**Data section**

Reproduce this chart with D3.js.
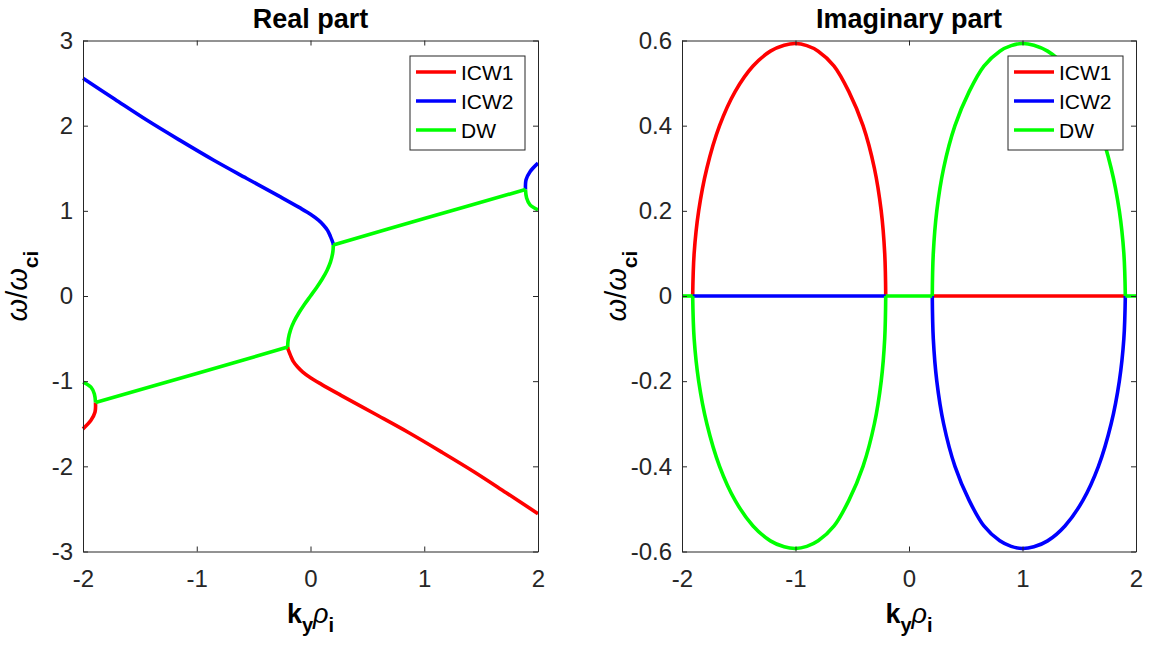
<!DOCTYPE html>
<html lang="en">
<head>
  <meta charset="UTF-8">
  <title>dispersion</title>
  <script src="https://d3js.org/d3.v7.min.js"></script>
  <style>
    body { margin: 0; background: #fff; }
    svg text { font-family: "Liberation Sans", Arial, Helvetica, sans-serif; }
  </style>
</head>
<body>
  <svg id="fig" width="1151" height="645"></svg>

  <script>
    // ---------------- data ----------------
    const xTicks = [-2, -1, 0, 1, 2];
    const realTicks = [-3, -2, -1, 0, 1, 2, 3];
    const imagTicks = [-0.6, -0.4, -0.2, 0, 0.2, 0.4, 0.6];
    const legendNames = ["ICW1", "ICW2", "DW"];
    const legendColors = ["#ff0000", "#0000ff", "#00ff00"];

    // real part, [k, omega]
    const icw1Real = [[-0.2, -0.6], [-0.198, -0.62], [-0.19, -0.65], [-0.175, -0.7], [-0.15, -0.77], [-0.113, -0.834],
      [-0.07, -0.89], [0, -0.96], [0.1, -1.04], [0.268, -1.166], [0.56, -1.38], [0.854, -1.597],
      [1.15, -1.83], [1.44, -2.066], [1.72, -2.31], [2, -2.556]];
    const icw1RealEdge = [[-1.89, -1.25], [-1.895, -1.365], [-1.93, -1.46], [-2, -1.56]];
    const icw2Real = [[-2, 2.556], [-1.72, 2.31], [-1.44, 2.066], [-1.15, 1.83], [-0.854, 1.597], [-0.56, 1.38],
      [-0.268, 1.166], [-0.1, 1.04], [0, 0.96], [0.07, 0.89], [0.113, 0.834], [0.15, 0.77], [0.175, 0.7],
      [0.19, 0.65], [0.198, 0.62], [0.2, 0.6]];
    const icw2RealEdge = [[1.89, 1.25], [1.895, 1.365], [1.93, 1.46], [2, 1.56]];
    const dwRealMid = [[-0.2, -0.6], [-0.199, -0.55], [-0.1945, -0.5], [-0.176, -0.4], [-0.145, -0.3], [-0.103, -0.2],
      [-0.054, -0.1], [0, 0], [0.054, 0.1], [0.103, 0.2], [0.145, 0.3], [0.176, 0.4], [0.1945, 0.5],
      [0.199, 0.55], [0.2, 0.6]];
    const dwRealLow = [[-1.89, -1.25], [-1.0, -0.91], [-0.2, -0.6]];
    const dwRealUp = [[0.2, 0.6], [1.0, 0.91], [1.89, 1.25]];
    const dwRealEdgeL = [[-1.89, -1.25], [-1.9, -1.15], [-1.93, -1.07], [-2, -1.01]];
    const dwRealEdgeR = [[1.89, 1.25], [1.9, 1.15], [1.93, 1.07], [2, 1.01]];

    // imaginary part, [k, gamma]
    const icw1Imag = [[-1.906, 0], [-1.893, 0.1], [-1.853, 0.2], [-1.781, 0.3], [-1.669, 0.4], [-1.532, 0.48],
      [-1.374, 0.54], [-1.221, 0.575], [-1.1, 0.589], [-1.0, 0.593], [-0.9, 0.588], [-0.8, 0.575],
      [-0.66, 0.54], [-0.53, 0.48], [-0.405, 0.4], [-0.305, 0.3], [-0.245, 0.2], [-0.214, 0.1], [-0.205, 0]];
    const icw1ImagZero = [[0.205, 0], [1.906, 0]];
    const icw2Imag = [[0.205, 0], [0.214, -0.1], [0.245, -0.2], [0.305, -0.3], [0.405, -0.4], [0.53, -0.48],
      [0.66, -0.54], [0.8, -0.575], [0.9, -0.588], [1.0, -0.593], [1.1, -0.589], [1.221, -0.575],
      [1.374, -0.54], [1.532, -0.48], [1.669, -0.4], [1.781, -0.3], [1.853, -0.2], [1.893, -0.1], [1.906, 0]];
    const icw2ImagZero = [[-1.906, 0], [-0.205, 0]];
    const dwImagLow = [[-1.906, 0], [-1.893, -0.1], [-1.853, -0.2], [-1.781, -0.3], [-1.669, -0.4], [-1.532, -0.48],
      [-1.374, -0.54], [-1.221, -0.575], [-1.1, -0.589], [-1.0, -0.593], [-0.9, -0.588], [-0.8, -0.575],
      [-0.66, -0.54], [-0.53, -0.48], [-0.405, -0.4], [-0.305, -0.3], [-0.245, -0.2], [-0.214, -0.1], [-0.205, 0]];
    const dwImagUp = [[0.205, 0], [0.214, 0.1], [0.245, 0.2], [0.305, 0.3], [0.405, 0.4], [0.53, 0.48],
      [0.66, 0.54], [0.8, 0.575], [0.9, 0.588], [1.0, 0.593], [1.1, 0.589], [1.221, 0.575],
      [1.374, 0.54], [1.532, 0.48], [1.669, 0.4], [1.781, 0.3], [1.853, 0.2], [1.893, 0.1], [1.906, 0]];
    const dwImagZeroL = [[-2, 0], [-1.906, 0]];
    const dwImagZeroM = [[-0.205, 0], [0.205, 0]];
    const dwImagZeroR = [[1.906, 0], [2, 0]];

    // ---------------- drawing ----------------
    const svg = d3.select("#fig");
    const axColor = "#262626";
    const plotTop = 40.5, plotBottom = 551.5;

    function drawPanel(opts) {
      const x = d3.scaleLinear().domain([-2, 2]).range([opts.left, opts.right]);
      const y = d3.scaleLinear().domain(opts.yDomain).range([plotBottom, plotTop]);
      const g = svg.append("g");

      const line = d3.line().x(d => x(d[0])).y(d => y(d[1])).curve(d3.curveCatmullRom.alpha(0.5));

      opts.series.forEach(s => {
        g.append("path")
          .attr("d", line(s.pts))
          .attr("fill", "none")
          .attr("stroke", s.color)
          .attr("stroke-width", 3.6)
          .attr("stroke-linejoin", "round");
      });

      // axes with inward ticks, box on
      const fmt = d => String(d);
      const bAxis = d3.axisBottom(x).tickValues(xTicks).tickFormat(fmt).tickSizeInner(-5).tickSizeOuter(0).tickPadding(18);
      const tAxis = d3.axisTop(x).tickValues(xTicks).tickFormat("").tickSizeInner(-5).tickSizeOuter(0);
      const lAxis = d3.axisLeft(y).tickValues(opts.yTicks).tickFormat(fmt).tickSizeInner(-5).tickSizeOuter(0).tickPadding(10);
      const rAxis = d3.axisRight(y).tickValues(opts.yTicks).tickFormat("").tickSizeInner(-5).tickSizeOuter(0);

      const axes = [
        g.append("g").attr("transform", `translate(0,${plotBottom})`).call(bAxis),
        g.append("g").attr("transform", `translate(0,${plotTop})`).call(tAxis),
        g.append("g").attr("transform", `translate(${opts.left},0)`).call(lAxis),
        g.append("g").attr("transform", `translate(${opts.right},0)`).call(rAxis)
      ];
      axes.forEach(a => {
        a.selectAll("path, line").attr("stroke", axColor).attr("stroke-width", 1);
        a.selectAll("text").attr("fill", axColor).style("font-size", "24px");
      });

      // title
      svg.append("text")
        .attr("x", (opts.left + opts.right) / 2).attr("y", 28)
        .attr("text-anchor", "middle")
        .style("font-size", "27px").style("font-weight", "bold")
        .attr("fill", "#000")
        .text(opts.title);

      // x label  k_y rho_i
      const xl = svg.append("text")
        .attr("x", (opts.left + opts.right) / 2).attr("y", 623)
        .attr("text-anchor", "middle")
        .attr("fill", "#000")
        .style("font-size", "27px");
      xl.append("tspan").style("font-weight", "bold").text("k");
      xl.append("tspan").style("font-weight", "bold").style("font-size", "20px").attr("dy", 9).text("y");
      xl.append("tspan").style("font-style", "italic").attr("dy", -9).text("ρ");
      xl.append("tspan").style("font-weight", "bold").style("font-size", "20px").attr("dy", 9).text("i");

      // y label  omega / omega_ci
      const yl = svg.append("text")
        .attr("transform", `translate(${opts.left - 56},${(plotTop + plotBottom) / 2 - 10}) rotate(-90)`)
        .attr("text-anchor", "middle")
        .attr("fill", "#000")
        .style("font-size", "29px");
      yl.append("tspan").style("font-style", "italic").text("ω");
      yl.append("tspan").text("/");
      yl.append("tspan").style("font-style", "italic").text("ω");
      yl.append("tspan").style("font-weight", "bold").style("font-size", "21px").attr("dy", 11).text("ci");

      // legend
      const lw = 115, lh = 94;
      const lx = opts.right - 13 - lw, ly = 56;
      const lg = svg.append("g").attr("transform", `translate(${lx},${ly})`);
      lg.append("rect")
        .attr("width", lw).attr("height", lh)
        .attr("fill", "#fff").attr("stroke", axColor).attr("stroke-width", 1);
      legendNames.forEach((name, i) => {
        const yy = 16 + i * 29;
        lg.append("line")
          .attr("x1", 6).attr("x2", 46).attr("y1", yy).attr("y2", yy)
          .attr("stroke", legendColors[i]).attr("stroke-width", 3.6);
        lg.append("text")
          .attr("x", 51).attr("y", yy).attr("dy", "0.36em")
          .attr("fill", "#000")
          .style("font-size", "21px")
          .text(name);
      });
    }

    const red = legendColors[0], blue = legendColors[1], green = legendColors[2];

    drawPanel({
      left: 83, right: 538,
      yDomain: [-3, 3], yTicks: realTicks,
      title: "Real part",
      series: [
        { pts: icw1Real, color: red }, { pts: icw1RealEdge, color: red },
        { pts: icw2Real, color: blue }, { pts: icw2RealEdge, color: blue },
        { pts: dwRealMid, color: green }, { pts: dwRealLow, color: green }, { pts: dwRealUp, color: green },
        { pts: dwRealEdgeL, color: green }, { pts: dwRealEdgeR, color: green }
      ]
    });

    drawPanel({
      left: 682, right: 1136,
      yDomain: [-0.6, 0.6], yTicks: imagTicks,
      title: "Imaginary part",
      series: [
        { pts: icw1Imag, color: red }, { pts: icw1ImagZero, color: red },
        { pts: icw2Imag, color: blue }, { pts: icw2ImagZero, color: blue },
        { pts: dwImagLow, color: green }, { pts: dwImagUp, color: green },
        { pts: dwImagZeroL, color: green }, { pts: dwImagZeroM, color: green }, { pts: dwImagZeroR, color: green }
      ]
    });
  </script>
</body>
</html>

**Goal of the exercise**
Pick out lines containing the word "with", each one as written.

**Exercise output**
Reproduce this chart with D3.js.
      // axes with inward ticks, box on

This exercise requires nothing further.